As a reader looking to play XYZ music files using Ubuntu, I don't give a
damn whether not being able to play them is a "common problem" or
"frequently asked question." All I care about is an answer to the
question. Therefore, I should *not* go to the front page of any
documentation tree and be asked to decide between "Common Problems" and
"Other hardcore stuff" at the top level. Asking me to choose between "I
want to play music", "I want to watch a video" and "I want to write an
email" as a first choice is more sensible: it's far more obvious to me
the reader which choice I make.
Now, from a writer's point of view, we do care about what are common
problems and what are one-off problems with some weirdo XYZ music format
from the dark ages because one of the ways we prioritise our writing
time and make our docs useful to the most number of people is by
answering the common questions.
And one side effect of this "useful to the most people thing" is making
sure that common problems are easy to find answers to.

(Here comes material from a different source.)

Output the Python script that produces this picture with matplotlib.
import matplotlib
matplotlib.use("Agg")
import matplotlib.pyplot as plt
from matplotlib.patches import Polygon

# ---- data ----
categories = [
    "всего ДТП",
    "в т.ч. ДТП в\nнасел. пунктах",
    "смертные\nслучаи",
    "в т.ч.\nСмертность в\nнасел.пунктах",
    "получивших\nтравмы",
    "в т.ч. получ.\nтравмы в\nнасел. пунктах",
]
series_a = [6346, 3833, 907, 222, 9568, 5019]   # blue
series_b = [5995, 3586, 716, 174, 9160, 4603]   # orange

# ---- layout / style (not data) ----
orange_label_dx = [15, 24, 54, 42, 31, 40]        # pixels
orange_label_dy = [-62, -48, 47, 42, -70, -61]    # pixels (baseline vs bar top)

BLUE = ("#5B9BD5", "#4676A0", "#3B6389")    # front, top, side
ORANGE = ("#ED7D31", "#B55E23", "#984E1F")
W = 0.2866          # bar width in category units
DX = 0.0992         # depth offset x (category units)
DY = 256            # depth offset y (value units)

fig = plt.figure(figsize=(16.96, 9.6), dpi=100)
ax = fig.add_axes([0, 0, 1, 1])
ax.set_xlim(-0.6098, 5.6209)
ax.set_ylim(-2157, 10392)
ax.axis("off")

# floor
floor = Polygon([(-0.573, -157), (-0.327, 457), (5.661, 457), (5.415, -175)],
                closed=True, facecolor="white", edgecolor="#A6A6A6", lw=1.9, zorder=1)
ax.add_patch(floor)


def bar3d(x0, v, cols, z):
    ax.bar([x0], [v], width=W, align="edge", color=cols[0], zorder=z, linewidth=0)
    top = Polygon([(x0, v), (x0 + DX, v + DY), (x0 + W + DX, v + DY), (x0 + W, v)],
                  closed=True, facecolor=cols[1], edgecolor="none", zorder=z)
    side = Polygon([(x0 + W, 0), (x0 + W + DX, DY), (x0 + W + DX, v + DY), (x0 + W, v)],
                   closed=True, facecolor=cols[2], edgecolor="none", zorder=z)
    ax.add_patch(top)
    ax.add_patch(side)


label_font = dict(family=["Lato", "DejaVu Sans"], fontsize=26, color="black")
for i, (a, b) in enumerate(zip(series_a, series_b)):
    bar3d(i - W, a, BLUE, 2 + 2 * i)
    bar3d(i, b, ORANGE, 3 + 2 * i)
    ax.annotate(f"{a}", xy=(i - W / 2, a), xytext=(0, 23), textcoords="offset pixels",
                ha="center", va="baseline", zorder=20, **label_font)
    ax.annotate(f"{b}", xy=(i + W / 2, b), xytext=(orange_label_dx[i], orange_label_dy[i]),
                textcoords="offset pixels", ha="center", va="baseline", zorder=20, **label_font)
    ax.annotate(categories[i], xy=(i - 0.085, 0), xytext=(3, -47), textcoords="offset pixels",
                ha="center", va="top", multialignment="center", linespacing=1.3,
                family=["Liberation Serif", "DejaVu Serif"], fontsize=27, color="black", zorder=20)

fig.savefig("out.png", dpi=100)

We can do that
by, for example, reducing the number of clicks required to get to
popular docs, or by ordering our menu pages based partly on having
common problems near the top. But the difference is we make the common
problem documentation easy to get to without ever requiring the user to
ask themself "is this a common problem?" Instead, they ask themselves
"is this a music problem?", go to the relevant page, and *just happen*
to find their problem up the top because it's common. They go through
the entire process without ever knowing that it's common, just that the
documentation for it was remarkable easy to find.